Dive Brief:
- Applications for unemployment insurance fell 1,000 to 213,000 during the week ended on March 7, countering recent signals of a dimming outlook for jobs.
- Continuing claims also declined, the Labor Department said Thursday, easing from 1.87 million to 1.85 million during the week ended Feb. 28.
- Despite signs of low layoffs, “the continued weakness of measures of hiring suggests that slack will continue in the labor market, with new entrants — not captured in the claims numbers — especially struggling to find work,” Pantheon Macroeconomics Chief U.S. Economist Samuel Tombs said in a note.
Dive Insight:
U.S. companies for several weeks have adjusted to the murky outlook from tariffs, slowing economic growth and mounting geopolitical tension by curtailing hiring and limiting layoffs, according to economists at the Federal Reserve and private-sector organizations.
Top executives at many of the largest U.S. corporations cautiously approach changes to staff levels, “with as many CEOs planning to reduce employment as increase it,” Business Roundtable CEO Joshua Bolten said in a statement Wednesday.
Several well known companies such as Amazon, Meta, UPS and Oracle Corp have announced layoffs this year, giving an impression of a shaky job market.
Indeed, data released last week showed that the economy unexpectedly lost 92,000 jobs in February.
Job losses spanned the full range of industries — from manufacturing and warehousing to transportation and healthcare — and nudged up the unemployment rate by 0.1 percentage point to 4.4%, belying a view among many Federal Reserve officials that the labor market is firming.
At the same time, optimism among CEOs rose this quarter, with many forecasting higher sales and planning to boost capital expenditures during the next six months, the Business Roundtable said Wednesday.

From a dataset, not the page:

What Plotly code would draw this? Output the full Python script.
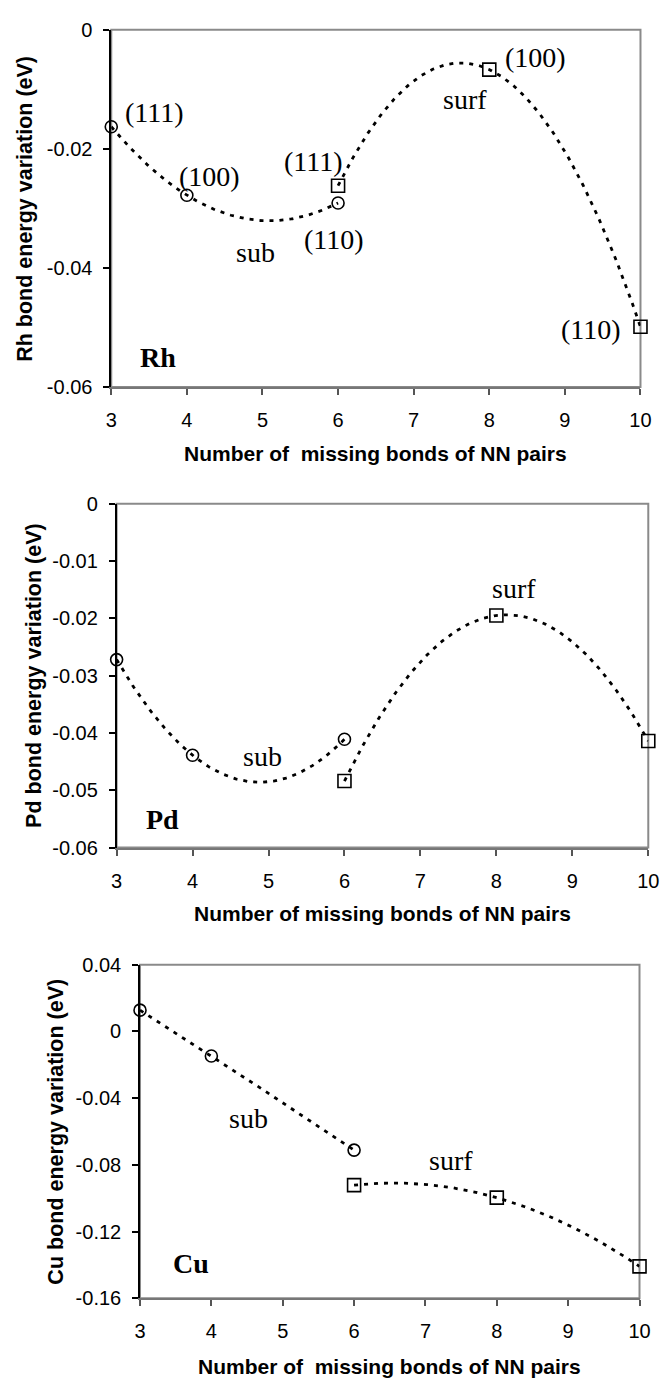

The Federal Reserve next week will assess the mixed signals from the job market while considering the risk that the Iran war will further push up the price of oil, fueling inflation and slowing economic growth.
Traders in interest rate futures, responding to the risk of a war-induced surge in price pressures, have increased the odds that the central bank will forgo trimming the benchmark interest rate through October.
Hopes for lower borrowing costs dimmed Thursday after Iran’s new leader, Mojtaba Khamenei, affirmed plans to bar shipments of oil and other goods through the Strait of Hormuz.
The probability that the Fed will hold the main rate at its current level beyond its scheduled Oct. 27-28 meeting rose to 54.3% from 25.5% on March 5, according to interest rate futures tracked by CME Group’s FedWatch Tool.
The federal funds rate is currently set at a range between 3.5% and 3.75%.